At one point during the afternoon, it was a throw-back to the past, when Riverview's neighborhood children all played together. The kids were exercising and playing on the jungle gym equipment, and Johnnie Mae hollered out to them "y'all ready to go?"
A slow, but resounding "no" came from the group. The party continued.

"The picnic afterwards was sort of a thank-you for the kids, who were able to use their skills to become community-active," Reverend Calvert said. "They had a good time interacting with each other developing and maintaining friendships, but also during the clean-up, they were able to interact with the police. They saw that 'yes, there could be a friendship there.' With the adults, too, all of those factors help strengthen the community process."

"This year, Brother Jack Pierce was the chairman of the clean-up campaign," says Reverend Calvert. "He and local resident Linda Kincaid and a few others helped direct it, and they really pulled together a good work force. By the time everybody had gathered, we had about 70 people walking the streets and alleys off and on, picking up and raking trash."

"The first year we did this, we collected about 28 tons of trash. This year, we fell well short of that because the area is almost policing itself. We still do the clean-up just to make sure we are not taking the process for granted, and it allows us to come together and work together as citizens. Brother Pierce did a wonderful job of helping get this organized, just a wonderful committee, and I am very thankful for his work."

"We have a wonderful community with several projects all going on at the same time that will enhance the lives of our people," says Reverend Calvert. "Of course there are the biggies, the planned renovation of V.O. Dobbins that will start soon, and we're looking forward to the HOPE VI homes coming in, which has actually begun at Sherwood-Hiwassee.

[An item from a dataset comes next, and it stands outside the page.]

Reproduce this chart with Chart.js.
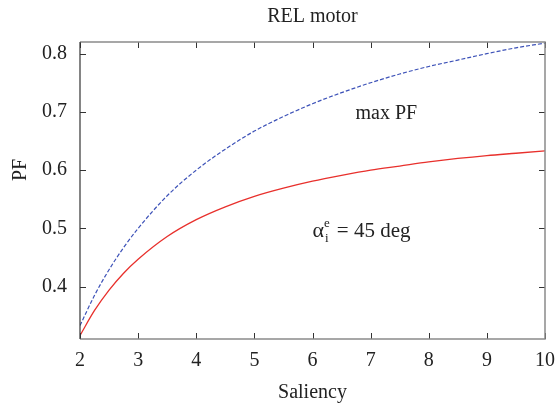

I have seen those homes and they are wonderful.. about 2,500 square feet of space with a wonderful floor plan, all modern structures. I believe that once they're built and our citizens move in, not only will South Central Kingsport benefit, but the whole city will be surprised at just how beautiful they are. Those homes will rival any other homes in Kingsport."

"Once you have walked the streets and picked up the trash and debris," Reverend Calvert says, "it lets citizens fell that 'yes, this is my community,' and they can take pride in the the fact that it looks good when you drive through."

"Martin Luther King Drive is now probably one of the safest streets in Kingsport, and today, it was one of the cleanest."